__Exercise__
Your copy of the material must match it exactly, except that pictures are dropped.

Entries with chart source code
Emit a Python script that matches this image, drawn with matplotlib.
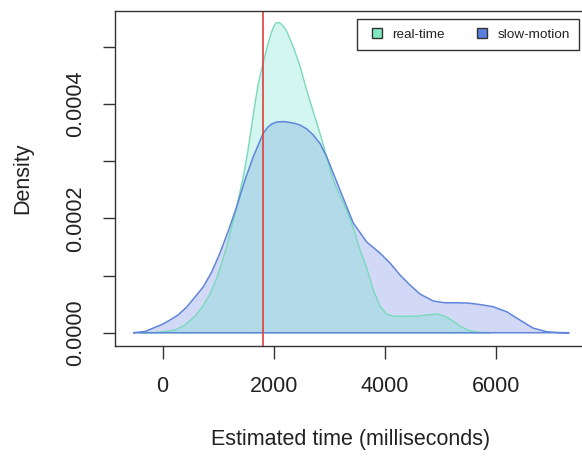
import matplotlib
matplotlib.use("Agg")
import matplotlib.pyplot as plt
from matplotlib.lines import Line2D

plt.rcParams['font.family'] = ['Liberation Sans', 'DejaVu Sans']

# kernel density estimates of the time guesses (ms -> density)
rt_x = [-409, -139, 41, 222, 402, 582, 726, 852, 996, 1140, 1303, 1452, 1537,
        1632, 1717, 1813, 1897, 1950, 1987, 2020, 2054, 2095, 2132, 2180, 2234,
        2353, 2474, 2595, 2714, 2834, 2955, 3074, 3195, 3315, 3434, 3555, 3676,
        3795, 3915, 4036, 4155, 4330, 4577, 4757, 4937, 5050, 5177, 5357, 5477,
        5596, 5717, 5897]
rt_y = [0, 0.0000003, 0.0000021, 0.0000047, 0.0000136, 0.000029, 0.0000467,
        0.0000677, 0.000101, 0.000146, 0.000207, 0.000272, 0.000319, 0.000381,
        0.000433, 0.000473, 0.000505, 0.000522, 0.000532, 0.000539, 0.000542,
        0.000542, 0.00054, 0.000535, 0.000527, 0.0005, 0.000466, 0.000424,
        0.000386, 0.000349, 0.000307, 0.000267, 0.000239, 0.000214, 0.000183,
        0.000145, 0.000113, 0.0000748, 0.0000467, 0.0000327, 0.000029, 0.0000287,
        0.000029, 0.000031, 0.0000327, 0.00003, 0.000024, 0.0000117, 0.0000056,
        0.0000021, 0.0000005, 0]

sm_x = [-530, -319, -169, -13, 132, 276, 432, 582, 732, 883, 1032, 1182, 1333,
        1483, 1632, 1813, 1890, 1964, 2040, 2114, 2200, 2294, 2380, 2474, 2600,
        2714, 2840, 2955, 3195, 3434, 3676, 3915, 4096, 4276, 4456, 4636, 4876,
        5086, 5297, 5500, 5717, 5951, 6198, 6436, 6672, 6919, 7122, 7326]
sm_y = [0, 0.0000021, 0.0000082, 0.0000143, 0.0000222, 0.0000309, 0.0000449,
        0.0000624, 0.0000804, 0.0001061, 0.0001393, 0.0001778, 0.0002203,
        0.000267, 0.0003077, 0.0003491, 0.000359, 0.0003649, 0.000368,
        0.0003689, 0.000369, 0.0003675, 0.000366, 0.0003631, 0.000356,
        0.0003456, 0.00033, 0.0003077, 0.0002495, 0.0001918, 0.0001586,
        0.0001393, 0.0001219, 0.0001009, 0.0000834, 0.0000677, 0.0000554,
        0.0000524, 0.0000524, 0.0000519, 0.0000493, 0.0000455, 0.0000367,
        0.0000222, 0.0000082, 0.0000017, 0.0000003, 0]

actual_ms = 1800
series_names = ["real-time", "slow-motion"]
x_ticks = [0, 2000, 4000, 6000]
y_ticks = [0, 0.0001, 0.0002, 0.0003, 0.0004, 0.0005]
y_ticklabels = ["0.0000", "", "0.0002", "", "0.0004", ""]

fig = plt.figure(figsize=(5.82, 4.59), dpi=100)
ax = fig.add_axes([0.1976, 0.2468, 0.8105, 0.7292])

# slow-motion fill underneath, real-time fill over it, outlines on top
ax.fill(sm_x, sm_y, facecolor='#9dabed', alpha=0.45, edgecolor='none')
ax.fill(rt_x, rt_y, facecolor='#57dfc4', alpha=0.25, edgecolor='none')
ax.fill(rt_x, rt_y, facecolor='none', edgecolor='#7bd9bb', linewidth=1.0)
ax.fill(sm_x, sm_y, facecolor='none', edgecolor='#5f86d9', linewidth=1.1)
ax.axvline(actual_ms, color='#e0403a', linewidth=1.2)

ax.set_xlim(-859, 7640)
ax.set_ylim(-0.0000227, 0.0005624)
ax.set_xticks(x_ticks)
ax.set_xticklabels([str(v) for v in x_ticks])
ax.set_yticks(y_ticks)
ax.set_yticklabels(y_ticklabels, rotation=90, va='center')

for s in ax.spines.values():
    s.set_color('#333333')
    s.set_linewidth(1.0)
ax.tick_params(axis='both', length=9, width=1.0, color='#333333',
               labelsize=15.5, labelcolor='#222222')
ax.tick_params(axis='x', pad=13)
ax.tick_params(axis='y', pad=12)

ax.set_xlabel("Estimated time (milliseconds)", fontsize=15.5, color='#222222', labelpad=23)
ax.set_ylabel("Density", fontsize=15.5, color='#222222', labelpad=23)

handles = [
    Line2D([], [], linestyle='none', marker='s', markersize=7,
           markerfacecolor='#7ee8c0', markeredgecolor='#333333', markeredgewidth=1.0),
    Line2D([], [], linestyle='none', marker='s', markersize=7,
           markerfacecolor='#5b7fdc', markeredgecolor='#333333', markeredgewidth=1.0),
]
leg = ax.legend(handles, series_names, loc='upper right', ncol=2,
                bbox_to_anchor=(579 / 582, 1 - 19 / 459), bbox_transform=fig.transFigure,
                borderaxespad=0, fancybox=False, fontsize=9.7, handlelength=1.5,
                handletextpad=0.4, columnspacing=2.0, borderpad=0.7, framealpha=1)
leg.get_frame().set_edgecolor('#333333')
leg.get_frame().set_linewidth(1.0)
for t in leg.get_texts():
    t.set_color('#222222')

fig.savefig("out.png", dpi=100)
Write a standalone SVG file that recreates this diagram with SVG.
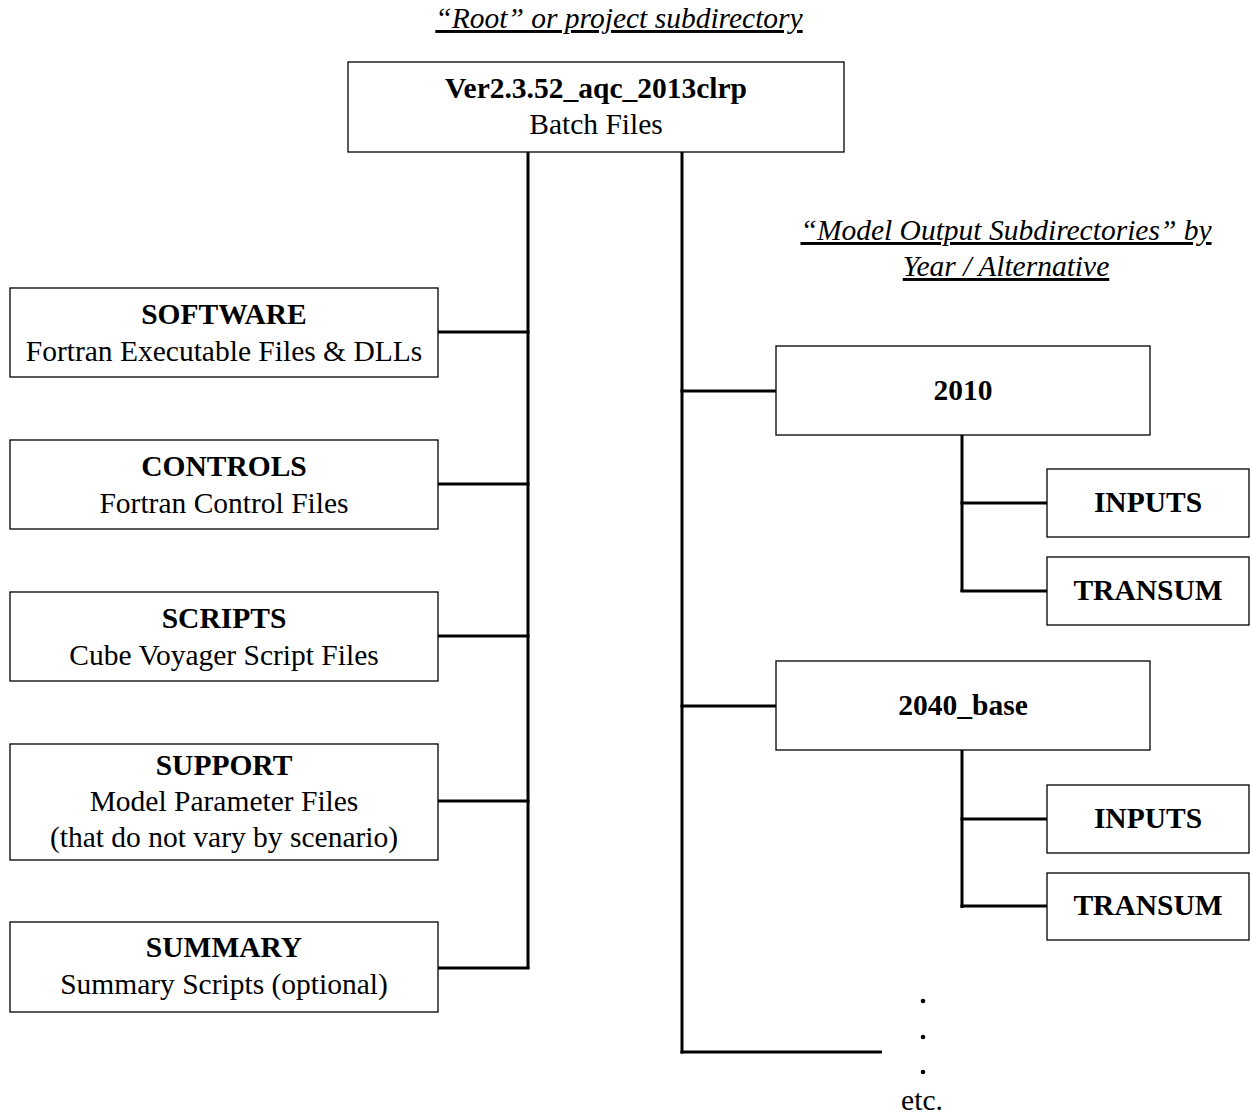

__Output for this exercise__
Emit a Python script that matches this image, drawn with matplotlib.
import matplotlib
matplotlib.use("Agg")
import matplotlib.pyplot as plt
from matplotlib.lines import Line2D

plt.rcParams['font.family'] = ['Liberation Sans', 'DejaVu Sans']

# kernel density estimates of the time guesses (ms -> density)
rt_x = [-409, -139, 41, 222, 402, 582, 726, 852, 996, 1140, 1303, 1452, 1537,
        1632, 1717, 1813, 1897, 1950, 1987, 2020, 2054, 2095, 2132, 2180, 2234,
        2353, 2474, 2595, 2714, 2834, 2955, 3074, 3195, 3315, 3434, 3555, 3676,
        3795, 3915, 4036, 4155, 4330, 4577, 4757, 4937, 5050, 5177, 5357, 5477,
        5596, 5717, 5897]
rt_y = [0, 0.0000003, 0.0000021, 0.0000047, 0.0000136, 0.000029, 0.0000467,
        0.0000677, 0.000101, 0.000146, 0.000207, 0.000272, 0.000319, 0.000381,
        0.000433, 0.000473, 0.000505, 0.000522, 0.000532, 0.000539, 0.000542,
        0.000542, 0.00054, 0.000535, 0.000527, 0.0005, 0.000466, 0.000424,
        0.000386, 0.000349, 0.000307, 0.000267, 0.000239, 0.000214, 0.000183,
        0.000145, 0.000113, 0.0000748, 0.0000467, 0.0000327, 0.000029, 0.0000287,
        0.000029, 0.000031, 0.0000327, 0.00003, 0.000024, 0.0000117, 0.0000056,
        0.0000021, 0.0000005, 0]

sm_x = [-530, -319, -169, -13, 132, 276, 432, 582, 732, 883, 1032, 1182, 1333,
        1483, 1632, 1813, 1890, 1964, 2040, 2114, 2200, 2294, 2380, 2474, 2600,
        2714, 2840, 2955, 3195, 3434, 3676, 3915, 4096, 4276, 4456, 4636, 4876,
        5086, 5297, 5500, 5717, 5951, 6198, 6436, 6672, 6919, 7122, 7326]
sm_y = [0, 0.0000021, 0.0000082, 0.0000143, 0.0000222, 0.0000309, 0.0000449,
        0.0000624, 0.0000804, 0.0001061, 0.0001393, 0.0001778, 0.0002203,
        0.000267, 0.0003077, 0.0003491, 0.000359, 0.0003649, 0.000368,
        0.0003689, 0.000369, 0.0003675, 0.000366, 0.0003631, 0.000356,
        0.0003456, 0.00033, 0.0003077, 0.0002495, 0.0001918, 0.0001586,
        0.0001393, 0.0001219, 0.0001009, 0.0000834, 0.0000677, 0.0000554,
        0.0000524, 0.0000524, 0.0000519, 0.0000493, 0.0000455, 0.0000367,
        0.0000222, 0.0000082, 0.0000017, 0.0000003, 0]

actual_ms = 1800
series_names = ["real-time", "slow-motion"]
x_ticks = [0, 2000, 4000, 6000]
y_ticks = [0, 0.0001, 0.0002, 0.0003, 0.0004, 0.0005]
y_ticklabels = ["0.0000", "", "0.0002", "", "0.0004", ""]

fig = plt.figure(figsize=(5.82, 4.59), dpi=100)
ax = fig.add_axes([0.1976, 0.2468, 0.8105, 0.7292])

# slow-motion fill underneath, real-time fill over it, outlines on top
ax.fill(sm_x, sm_y, facecolor='#9dabed', alpha=0.45, edgecolor='none')
ax.fill(rt_x, rt_y, facecolor='#57dfc4', alpha=0.25, edgecolor='none')
ax.fill(rt_x, rt_y, facecolor='none', edgecolor='#7bd9bb', linewidth=1.0)
ax.fill(sm_x, sm_y, facecolor='none', edgecolor='#5f86d9', linewidth=1.1)
ax.axvline(actual_ms, color='#e0403a', linewidth=1.2)

ax.set_xlim(-859, 7640)
ax.set_ylim(-0.0000227, 0.0005624)
ax.set_xticks(x_ticks)
ax.set_xticklabels([str(v) for v in x_ticks])
ax.set_yticks(y_ticks)
ax.set_yticklabels(y_ticklabels, rotation=90, va='center')

for s in ax.spines.values():
    s.set_color('#333333')
    s.set_linewidth(1.0)
ax.tick_params(axis='both', length=9, width=1.0, color='#333333',
               labelsize=15.5, labelcolor='#222222')
ax.tick_params(axis='x', pad=13)
ax.tick_params(axis='y', pad=12)

ax.set_xlabel("Estimated time (milliseconds)", fontsize=15.5, color='#222222', labelpad=23)
ax.set_ylabel("Density", fontsize=15.5, color='#222222', labelpad=23)

handles = [
    Line2D([], [], linestyle='none', marker='s', markersize=7,
           markerfacecolor='#7ee8c0', markeredgecolor='#333333', markeredgewidth=1.0),
    Line2D([], [], linestyle='none', marker='s', markersize=7,
           markerfacecolor='#5b7fdc', markeredgecolor='#333333', markeredgewidth=1.0),
]
leg = ax.legend(handles, series_names, loc='upper right', ncol=2,
                bbox_to_anchor=(579 / 582, 1 - 19 / 459), bbox_transform=fig.transFigure,
                borderaxespad=0, fancybox=False, fontsize=9.7, handlelength=1.5,
                handletextpad=0.4, columnspacing=2.0, borderpad=0.7, framealpha=1)
leg.get_frame().set_edgecolor('#333333')
leg.get_frame().set_linewidth(1.0)
for t in leg.get_texts():
    t.set_color('#222222')

fig.savefig("out.png", dpi=100)
Write a standalone SVG file that recreates this diagram with SVG.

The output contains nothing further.